What’s Powering Progress Beyond Wind and Solar?
While wind and solar dominate public discourse, the committee underscored the need for a diversified energy mix to achieve reliable decarbonization. Several technologies and pathways were examined for their evolving role.
Nuclear Energy
The future of nuclear power was described as uncertain and highly context-dependent. Some countries continue to expand nuclear capacity, while others pursue phase-outs despite the stability nuclear provides. The committee highlighted ongoing global construction activity and noted that Small Modular Reactors are gaining attention due to their flexibility, scalability, and reduced upfront requirements compared to traditional plants.
For developing economies and countries seeking to reduce reliance on coal and heavy fuel oil, SMRs were described as a potentially viable option, even as global consensus on their long-term role continues to evolve.
Waste-to-Energy
Waste-to-energy technologies were characterized as progressing slowly due to persistent cost pressures and relatively modest energy output. However, for regions where landfill carries high social and environmental costs, WTE remains an attractive municipal solution to extract value from waste streams.
Sustainable Fuels
Momentum was noted in the development of sustainable aviation fuels, maritime fuels, and cleaner land transport fuels. Increased policy support and targeted mechanisms were identified as drivers encouraging investment and deployment as part of broader emissions-reduction strategies.
Trade Tensions, Supply Risks, and the Case for Certainty
Global trade dynamics emerged as a growing source of risk for clean energy deployment. Recent tariff actions and retaliatory measures were cited as examples of how quickly supply chains can be disrupted. Key materials such as steel, critical minerals, and advanced components face tightening availability as market participants delay decisions amid uncertainty.
Grid-scale batteries were highlighted as particularly exposed, with tariffs significantly increasing costs and threatening further escalation. These pressures have contributed to slower project timelines, stalled developments, and withdrawn financing.
The committee emphasized that policy uncertainty imposes tangible costs across the energy system. Clear and consistent demand signals from governments were framed as essential to reinforcing private-sector confidence. In their absence, supply chain fragility and capital withdrawal become more likely.
Improving supply chain resilience and strengthening long-term partnerships were identified as necessary countermeasures.

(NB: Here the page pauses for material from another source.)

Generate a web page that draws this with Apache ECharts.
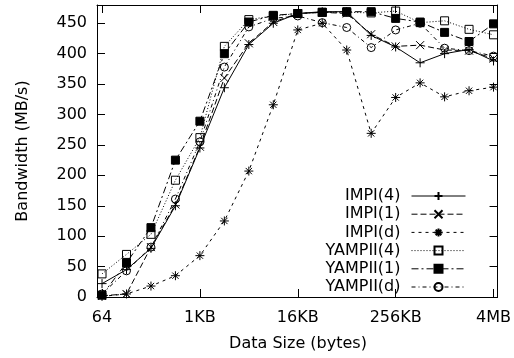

The committee also reinforced the importance of efficiency improvements, aligning with international goals to double energy efficiency as a cost-effective response to rising demand.
AI – An Evolving Role to Play
The role of artificial intelligence in the energy transition was discussed extensively, particularly the question of whether AI can ultimately offset the energy it consumes. Rapid growth in data centers was noted, with some facilities projected to consume energy equivalent to millions of households, alongside significant water requirements for cooling.
Despite these costs, committee members expressed confidence that AI’s efficiency gains could outweigh its resource demands. AI was described as increasingly essential for grid optimization, digital modeling, forecasting, and lifecycle management across energy infrastructure.
Electric vehicles were cited as a practical example of AI-enabled system integration. As EV adoption grows, aggregated vehicle batteries could function as distributed storage assets, though managing this complexity at scale will require advanced AI coordination.
AI-driven tools are already being deployed across forecasting, digital twin modeling, and asset management. The committee also noted emerging opportunities for circular systems, such as repurposing waste heat from data centers for district heating.
Carbon Markets – Signs of Life at Last
Recent international agreements on carbon markets were described as reviving interest in carbon pricing and trading mechanisms. Committee members stressed that carbon markets must be approached globally, with standardized and credible frameworks to avoid fragmentation and greenwashing.
While progress remains uneven, the emergence of a limited number of well-designed national systems was viewed as sufficient to restore momentum. Japan’s transition of its voluntary GX-ETS scheme into a compliance-based market was highlighted as a significant development, offering lessons for other regions.
Despite these advances, the committee emphasized that multinational coordination remains essential. Upcoming international climate forums were identified as critical opportunities to advance shared standards and unlock carbon markets’ potential to mobilize substantial climate finance.
Key Takeaways and Cross-Cutting Themes
Uncertainty was consistently identified as one of the most damaging forces affecting clean energy investment and deployment. Ambiguous policy signals, volatile trade conditions, and hesitant financing environments collectively slow progress at a time when acceleration is most needed.
The committee stressed the need for creative, system-level thinking. Flexible grids, AI-enabled demand management, improved storage, and broader participation by end users were presented as essential components of future energy systems.
Carbon markets were described as re-entering a phase of cautious optimism, provided that clarity, credibility, and international coordination continue to improve.
Efficiency improvements were emphasized as equally important as capacity expansion, offering lower-cost and faster pathways to emissions reduction by optimizing existing infrastructure.
Finally, resilience emerged as a strategic priority. Stakeholders were urged to assess vulnerabilities across supply chains, partnerships, and operations to better withstand geopolitical and market shocks.
Closing Synthesis
The report presents a nuanced picture of the clean energy transition in 2025: one defined by accelerating innovation and falling costs, but constrained by infrastructure limits, policy uncertainty, and global trade volatility. The insights underscore that sustained progress will depend not only on technological breakthroughs, but on coordinated policy signals, resilient systems, and long-term strategic alignment across sectors and regions.